What to produce: Copy each line that holds "with".

Dataset entries:
+ + +

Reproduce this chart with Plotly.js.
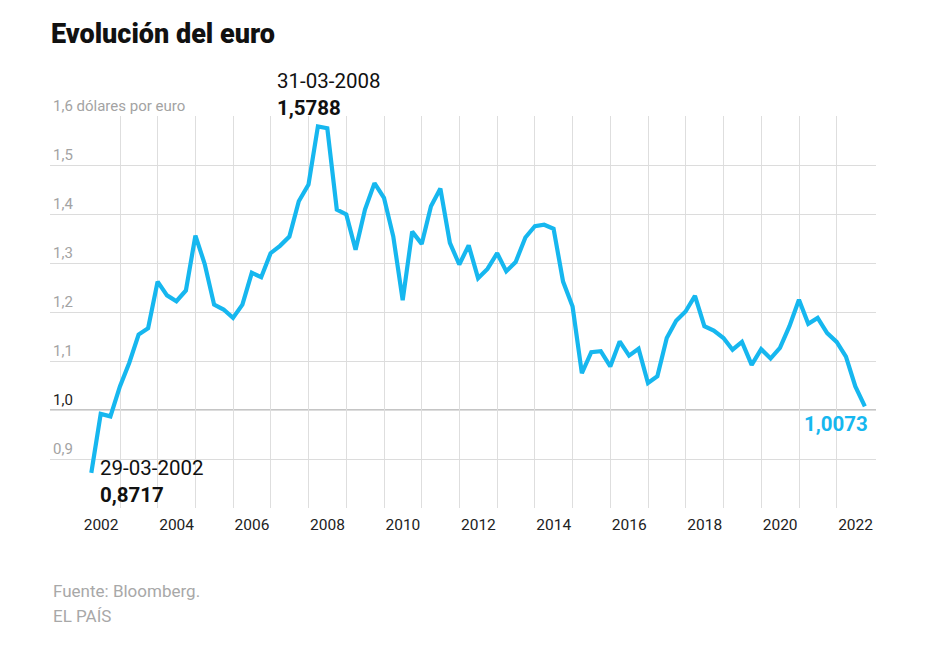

+ + +

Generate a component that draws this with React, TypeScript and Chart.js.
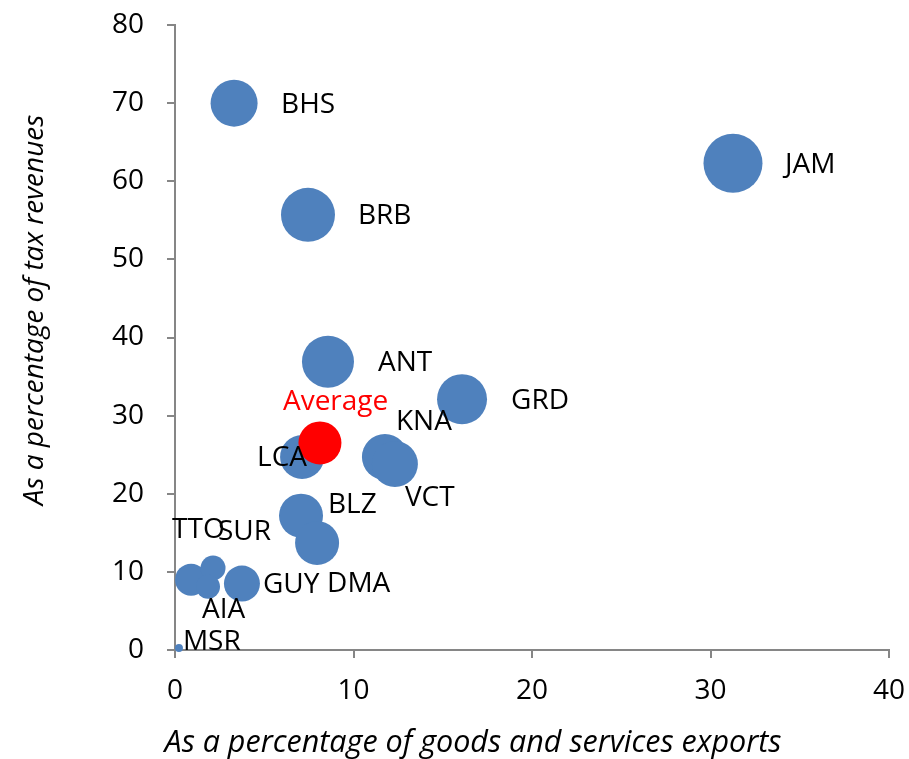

+ + +

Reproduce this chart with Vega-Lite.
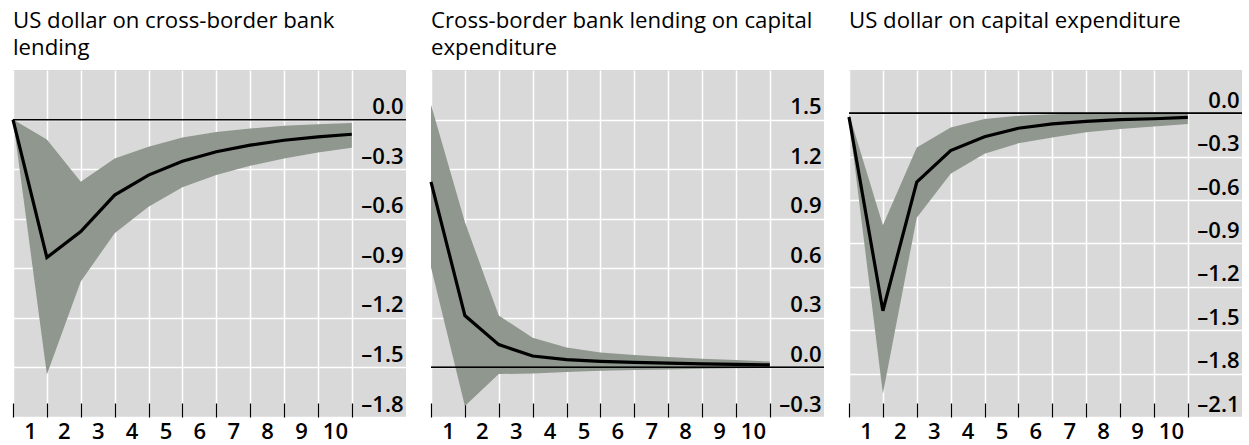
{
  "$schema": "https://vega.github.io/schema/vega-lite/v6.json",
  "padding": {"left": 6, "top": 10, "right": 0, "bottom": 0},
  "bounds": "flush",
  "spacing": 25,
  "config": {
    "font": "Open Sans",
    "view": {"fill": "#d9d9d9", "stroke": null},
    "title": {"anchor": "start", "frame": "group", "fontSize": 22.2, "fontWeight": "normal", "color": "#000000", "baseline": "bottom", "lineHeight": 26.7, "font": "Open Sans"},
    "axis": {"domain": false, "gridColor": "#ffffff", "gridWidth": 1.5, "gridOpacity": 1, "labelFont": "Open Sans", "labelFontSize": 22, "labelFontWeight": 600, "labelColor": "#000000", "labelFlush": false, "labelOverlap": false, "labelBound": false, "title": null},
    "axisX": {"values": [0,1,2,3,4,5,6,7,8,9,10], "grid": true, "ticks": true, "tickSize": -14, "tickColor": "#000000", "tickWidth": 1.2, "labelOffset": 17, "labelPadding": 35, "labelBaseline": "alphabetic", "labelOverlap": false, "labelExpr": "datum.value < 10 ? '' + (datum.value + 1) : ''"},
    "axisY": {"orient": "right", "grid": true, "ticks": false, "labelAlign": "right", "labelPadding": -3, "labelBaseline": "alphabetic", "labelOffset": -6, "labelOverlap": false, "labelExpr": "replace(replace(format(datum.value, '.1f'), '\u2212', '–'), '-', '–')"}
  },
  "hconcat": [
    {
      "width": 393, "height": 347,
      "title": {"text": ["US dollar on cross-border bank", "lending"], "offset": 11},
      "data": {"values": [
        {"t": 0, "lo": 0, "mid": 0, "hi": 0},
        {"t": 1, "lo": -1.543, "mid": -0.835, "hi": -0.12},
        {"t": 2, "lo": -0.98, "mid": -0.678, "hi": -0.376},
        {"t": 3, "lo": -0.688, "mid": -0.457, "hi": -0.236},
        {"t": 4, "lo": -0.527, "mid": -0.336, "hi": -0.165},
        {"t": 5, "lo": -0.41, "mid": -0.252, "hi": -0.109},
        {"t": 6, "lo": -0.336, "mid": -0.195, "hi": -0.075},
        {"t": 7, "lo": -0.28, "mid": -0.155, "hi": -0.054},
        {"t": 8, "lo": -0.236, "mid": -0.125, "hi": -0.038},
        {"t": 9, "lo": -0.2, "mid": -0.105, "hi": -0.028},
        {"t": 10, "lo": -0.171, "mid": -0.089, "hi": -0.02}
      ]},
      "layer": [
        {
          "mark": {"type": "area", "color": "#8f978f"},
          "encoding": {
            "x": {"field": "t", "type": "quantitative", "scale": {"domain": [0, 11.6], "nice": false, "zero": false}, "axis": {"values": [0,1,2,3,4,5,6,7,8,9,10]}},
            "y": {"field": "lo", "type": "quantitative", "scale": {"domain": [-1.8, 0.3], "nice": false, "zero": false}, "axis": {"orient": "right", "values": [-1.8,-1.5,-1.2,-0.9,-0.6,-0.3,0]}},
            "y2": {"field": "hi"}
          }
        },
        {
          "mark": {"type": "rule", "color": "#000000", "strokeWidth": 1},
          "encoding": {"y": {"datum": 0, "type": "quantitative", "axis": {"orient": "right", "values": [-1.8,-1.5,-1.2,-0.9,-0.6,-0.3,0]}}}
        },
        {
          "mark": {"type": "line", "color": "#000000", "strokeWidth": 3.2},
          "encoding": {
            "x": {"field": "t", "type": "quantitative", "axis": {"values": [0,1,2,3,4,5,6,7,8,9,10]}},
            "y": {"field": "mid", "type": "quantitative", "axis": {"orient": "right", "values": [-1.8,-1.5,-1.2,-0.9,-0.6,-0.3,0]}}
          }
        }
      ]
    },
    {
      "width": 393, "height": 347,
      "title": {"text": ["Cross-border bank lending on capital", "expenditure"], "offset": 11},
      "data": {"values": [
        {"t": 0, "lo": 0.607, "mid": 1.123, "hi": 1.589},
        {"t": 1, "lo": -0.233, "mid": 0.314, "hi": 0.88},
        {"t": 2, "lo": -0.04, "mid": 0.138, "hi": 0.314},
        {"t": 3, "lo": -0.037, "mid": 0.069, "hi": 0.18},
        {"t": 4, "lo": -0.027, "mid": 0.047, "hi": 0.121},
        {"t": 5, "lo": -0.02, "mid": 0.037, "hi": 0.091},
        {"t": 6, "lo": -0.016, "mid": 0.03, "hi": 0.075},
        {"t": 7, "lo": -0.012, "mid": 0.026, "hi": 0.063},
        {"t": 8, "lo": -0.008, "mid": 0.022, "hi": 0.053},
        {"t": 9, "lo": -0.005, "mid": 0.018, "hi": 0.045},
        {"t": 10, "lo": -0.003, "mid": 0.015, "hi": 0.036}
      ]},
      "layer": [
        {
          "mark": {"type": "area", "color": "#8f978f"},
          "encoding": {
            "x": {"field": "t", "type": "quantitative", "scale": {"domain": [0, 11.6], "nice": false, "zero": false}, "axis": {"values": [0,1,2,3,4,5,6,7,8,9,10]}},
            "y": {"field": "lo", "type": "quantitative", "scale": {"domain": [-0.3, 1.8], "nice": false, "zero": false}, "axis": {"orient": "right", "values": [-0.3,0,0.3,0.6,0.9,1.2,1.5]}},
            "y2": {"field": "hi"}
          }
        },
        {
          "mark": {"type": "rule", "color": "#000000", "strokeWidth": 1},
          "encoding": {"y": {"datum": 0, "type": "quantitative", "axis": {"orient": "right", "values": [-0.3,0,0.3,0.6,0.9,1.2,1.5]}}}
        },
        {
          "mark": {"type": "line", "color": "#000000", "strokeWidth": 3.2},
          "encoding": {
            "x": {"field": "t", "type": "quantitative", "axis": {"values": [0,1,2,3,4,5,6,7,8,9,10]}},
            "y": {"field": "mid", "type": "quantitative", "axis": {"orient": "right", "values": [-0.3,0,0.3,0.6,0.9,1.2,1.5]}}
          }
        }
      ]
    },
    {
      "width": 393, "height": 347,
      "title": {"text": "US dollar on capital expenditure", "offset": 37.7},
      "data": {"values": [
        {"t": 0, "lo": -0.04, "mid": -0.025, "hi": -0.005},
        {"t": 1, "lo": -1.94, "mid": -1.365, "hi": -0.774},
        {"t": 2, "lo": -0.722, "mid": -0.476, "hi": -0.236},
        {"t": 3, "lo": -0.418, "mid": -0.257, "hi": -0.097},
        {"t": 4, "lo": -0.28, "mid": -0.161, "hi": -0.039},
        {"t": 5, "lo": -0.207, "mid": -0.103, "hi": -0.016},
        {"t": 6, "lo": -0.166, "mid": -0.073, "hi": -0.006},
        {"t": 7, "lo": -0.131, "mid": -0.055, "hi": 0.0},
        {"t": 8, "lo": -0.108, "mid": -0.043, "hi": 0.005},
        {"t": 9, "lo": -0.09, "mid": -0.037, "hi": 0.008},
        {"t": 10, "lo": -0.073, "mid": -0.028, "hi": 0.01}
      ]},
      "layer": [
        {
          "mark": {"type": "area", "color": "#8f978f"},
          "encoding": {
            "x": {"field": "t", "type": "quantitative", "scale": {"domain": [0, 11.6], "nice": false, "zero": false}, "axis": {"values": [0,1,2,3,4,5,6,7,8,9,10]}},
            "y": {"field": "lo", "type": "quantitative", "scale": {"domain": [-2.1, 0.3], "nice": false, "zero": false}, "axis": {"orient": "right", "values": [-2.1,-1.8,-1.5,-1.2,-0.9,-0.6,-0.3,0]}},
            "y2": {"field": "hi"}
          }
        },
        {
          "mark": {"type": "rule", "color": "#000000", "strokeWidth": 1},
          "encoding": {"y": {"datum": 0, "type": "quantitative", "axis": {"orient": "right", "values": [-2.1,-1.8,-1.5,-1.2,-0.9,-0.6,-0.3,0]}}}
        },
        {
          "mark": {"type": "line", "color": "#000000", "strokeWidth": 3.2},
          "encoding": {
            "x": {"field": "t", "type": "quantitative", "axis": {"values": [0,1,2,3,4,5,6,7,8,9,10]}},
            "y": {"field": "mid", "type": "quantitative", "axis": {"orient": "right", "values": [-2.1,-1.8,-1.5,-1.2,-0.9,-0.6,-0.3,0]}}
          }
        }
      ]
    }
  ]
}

+ + +

Answer to this problem:
Reproduce this chart with Plotly.js.
Generate a component that draws this with React, TypeScript and Chart.js.
Reproduce this chart with Vega-Lite.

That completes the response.